OBJECTIVE -
The records underneath are to be repeated exactly, with the pictures left out.

DATA FOR THE TASK -

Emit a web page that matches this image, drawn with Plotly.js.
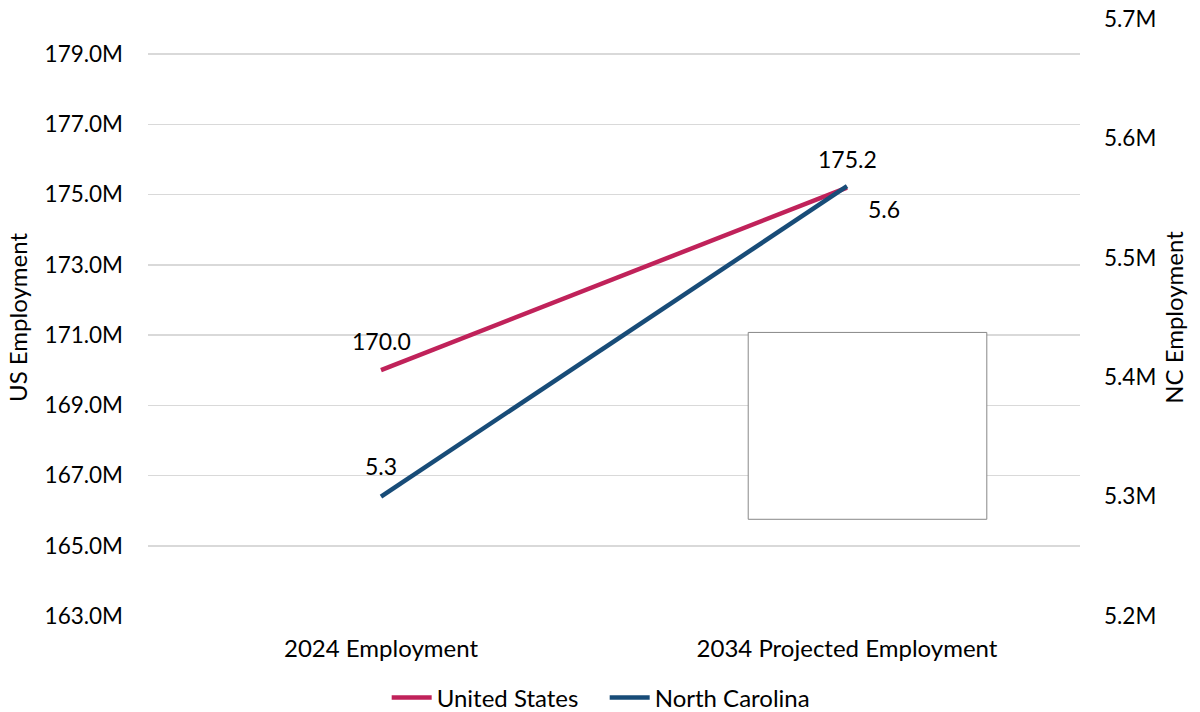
<!DOCTYPE html>
<html>
<head>
<meta charset="utf-8">
<script src="https://cdn.plot.ly/plotly-3.0.1.min.js"></script>
<style>html,body{margin:0;padding:0;background:#fff;}#chart{width:1200px;height:712px;}</style>
</head>
<body>
<div id="chart"></div>
<script>
const categories = ["2024 Employment", "2034 Projected Employment"];
const usValues = [170.0, 175.2];
const ncValues = [5.30, 5.56];
const usLabels = ["170.0", "175.2"];
const ncLabels = ["5.3", "5.6"];
const seriesNames = ["United States", "North Carolina"];
const usTickVals = [163, 165, 167, 169, 171, 173, 175, 177, 179];
const ncTickVals = [5.2, 5.3, 5.4, 5.5, 5.6, 5.7];

const FONT = "Lato, 'Open Sans', sans-serif";
const usColor = "#C0225A";
const ncColor = "#184C78";

const traces = [
  {x: categories, y: usValues, name: seriesNames[0], type: "scatter", mode: "lines",
   line: {color: usColor, width: 4.5}, yaxis: "y"},
  {x: categories, y: ncValues, name: seriesNames[1], type: "scatter", mode: "lines",
   line: {color: ncColor, width: 4.5}, yaxis: "y2"}
];

const annotations = [];
categories.forEach((c, i) => {
  annotations.push({x: c, y: usValues[i], xref: "x", yref: "y", text: usLabels[i],
    showarrow: false, yshift: 29, font: {family: FONT, size: 23, color: "#000"}});
  const nc = {x: c, y: ncValues[i], xref: "x", yref: "y2", text: ncLabels[i],
    showarrow: false, font: {family: FONT, size: 23, color: "#000"}};
  if (i === 0) { nc.yshift = 31; } else { nc.xshift = 37; nc.yshift = -23; }
  annotations.push(nc);
});

const layout = {
  width: 1200, height: 712,
  margin: {l: 148, r: 120, t: 19, b: 96, autoexpand: false},
  paper_bgcolor: "#fff", plot_bgcolor: "#fff",
  font: {family: FONT, size: 22, color: "#000"},
  showlegend: true,
  legend: {orientation: "h", x: 0.49, xanchor: "center", y: -0.137, yanchor: "middle",
    font: {family: FONT, size: 24, color: "#000"}, itemwidth: 40, tracegroupgap: 0,
    entrywidth: 163, entrywidthmode: "pixels"},
  xaxis: {type: "category", showgrid: false, zeroline: false, showline: false, automargin: false,
    ticks: "", ticklabelstandoff: 16, tickfont: {family: FONT, size: 24, color: "#000"},
    range: [-0.5, 1.5]},
  yaxis: {range: [163, 180], tickvals: usTickVals, ticktext: usTickVals.map(v => v.toFixed(1) + "M"),
    showgrid: true, gridcolor: "#D9D9D9", gridwidth: 1.5, zeroline: false, showline: false, automargin: false,
    ticks: "", ticklabelstandoff: 24, tickfont: {family: FONT, size: 22.5, color: "#000"},
    title: {text: "US Employment", standoff: 10, font: {family: FONT, size: 24, color: "#000"}}},
  yaxis2: {range: [5.2, 5.7], overlaying: "y", side: "right", tickvals: ncTickVals,
    ticktext: ncTickVals.map(v => v.toFixed(1) + "M"), automargin: false,
    showgrid: false, zeroline: false, showline: false, ticks: "", ticklabelstandoff: 23,
    tickfont: {family: FONT, size: 22.5, color: "#000"},
    title: {text: "NC Employment", standoff: 10, font: {family: FONT, size: 24, color: "#000"}}},
  annotations: annotations,
  shapes: [
    {type: "rect", xref: "paper", yref: "paper", x0: 0.644, x1: 0.900, y0: 0.162, y1: 0.475,
     fillcolor: "#fff", line: {color: "#888", width: 1}, layer: "above"}
  ]
};

Plotly.newPlot("chart", traces, layout, {displayModeBar: false, staticPlot: true});
</script>
</body>
</html>
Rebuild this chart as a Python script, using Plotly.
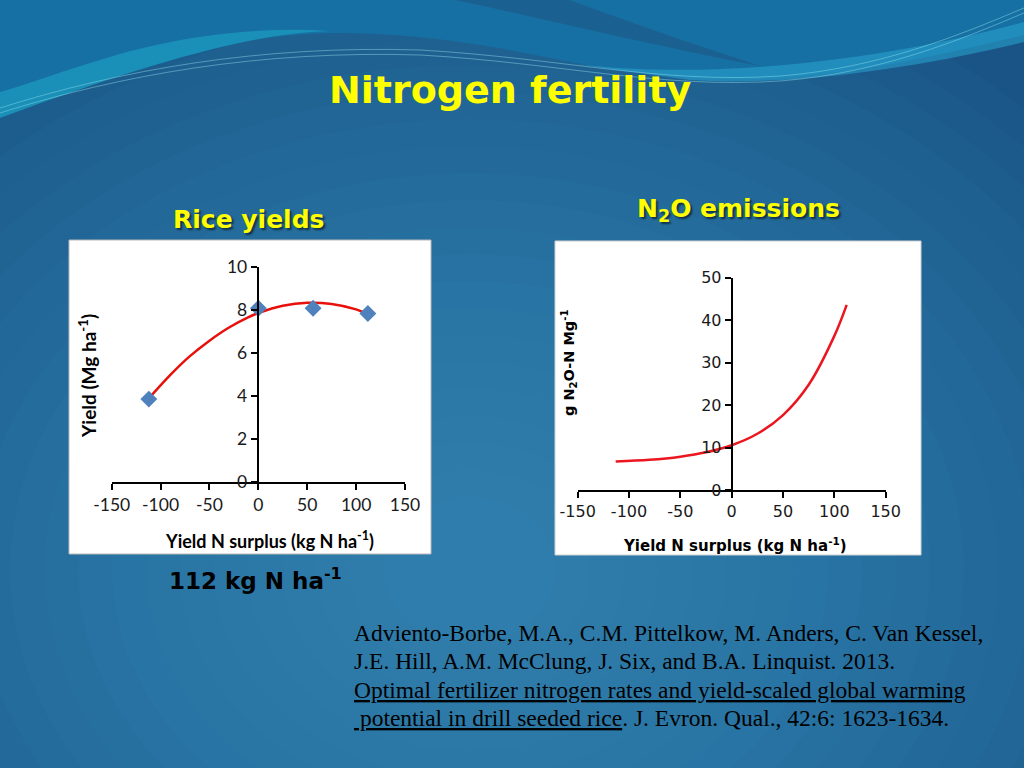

FULL ANSWER -
Emit a web page that matches this image, drawn with Plotly.js.
<!DOCTYPE html>
<html>
<head>
<meta charset="utf-8">
<script src="https://cdn.plot.ly/plotly-3.0.1.min.js"></script>
<style>html,body{margin:0;padding:0;background:#fff;}#chart{width:1200px;height:712px;}</style>
</head>
<body>
<div id="chart"></div>
<script>
const categories = ["2024 Employment", "2034 Projected Employment"];
const usValues = [170.0, 175.2];
const ncValues = [5.30, 5.56];
const usLabels = ["170.0", "175.2"];
const ncLabels = ["5.3", "5.6"];
const seriesNames = ["United States", "North Carolina"];
const usTickVals = [163, 165, 167, 169, 171, 173, 175, 177, 179];
const ncTickVals = [5.2, 5.3, 5.4, 5.5, 5.6, 5.7];

const FONT = "Lato, 'Open Sans', sans-serif";
const usColor = "#C0225A";
const ncColor = "#184C78";

const traces = [
  {x: categories, y: usValues, name: seriesNames[0], type: "scatter", mode: "lines",
   line: {color: usColor, width: 4.5}, yaxis: "y"},
  {x: categories, y: ncValues, name: seriesNames[1], type: "scatter", mode: "lines",
   line: {color: ncColor, width: 4.5}, yaxis: "y2"}
];

const annotations = [];
categories.forEach((c, i) => {
  annotations.push({x: c, y: usValues[i], xref: "x", yref: "y", text: usLabels[i],
    showarrow: false, yshift: 29, font: {family: FONT, size: 23, color: "#000"}});
  const nc = {x: c, y: ncValues[i], xref: "x", yref: "y2", text: ncLabels[i],
    showarrow: false, font: {family: FONT, size: 23, color: "#000"}};
  if (i === 0) { nc.yshift = 31; } else { nc.xshift = 37; nc.yshift = -23; }
  annotations.push(nc);
});

const layout = {
  width: 1200, height: 712,
  margin: {l: 148, r: 120, t: 19, b: 96, autoexpand: false},
  paper_bgcolor: "#fff", plot_bgcolor: "#fff",
  font: {family: FONT, size: 22, color: "#000"},
  showlegend: true,
  legend: {orientation: "h", x: 0.49, xanchor: "center", y: -0.137, yanchor: "middle",
    font: {family: FONT, size: 24, color: "#000"}, itemwidth: 40, tracegroupgap: 0,
    entrywidth: 163, entrywidthmode: "pixels"},
  xaxis: {type: "category", showgrid: false, zeroline: false, showline: false, automargin: false,
    ticks: "", ticklabelstandoff: 16, tickfont: {family: FONT, size: 24, color: "#000"},
    range: [-0.5, 1.5]},
  yaxis: {range: [163, 180], tickvals: usTickVals, ticktext: usTickVals.map(v => v.toFixed(1) + "M"),
    showgrid: true, gridcolor: "#D9D9D9", gridwidth: 1.5, zeroline: false, showline: false, automargin: false,
    ticks: "", ticklabelstandoff: 24, tickfont: {family: FONT, size: 22.5, color: "#000"},
    title: {text: "US Employment", standoff: 10, font: {family: FONT, size: 24, color: "#000"}}},
  yaxis2: {range: [5.2, 5.7], overlaying: "y", side: "right", tickvals: ncTickVals,
    ticktext: ncTickVals.map(v => v.toFixed(1) + "M"), automargin: false,
    showgrid: false, zeroline: false, showline: false, ticks: "", ticklabelstandoff: 23,
    tickfont: {family: FONT, size: 22.5, color: "#000"},
    title: {text: "NC Employment", standoff: 10, font: {family: FONT, size: 24, color: "#000"}}},
  annotations: annotations,
  shapes: [
    {type: "rect", xref: "paper", yref: "paper", x0: 0.644, x1: 0.900, y0: 0.162, y1: 0.475,
     fillcolor: "#fff", line: {color: "#888", width: 1}, layer: "above"}
  ]
};

Plotly.newPlot("chart", traces, layout, {displayModeBar: false, staticPlot: true});
</script>
</body>
</html>
Rebuild this chart as a Python script, using Plotly.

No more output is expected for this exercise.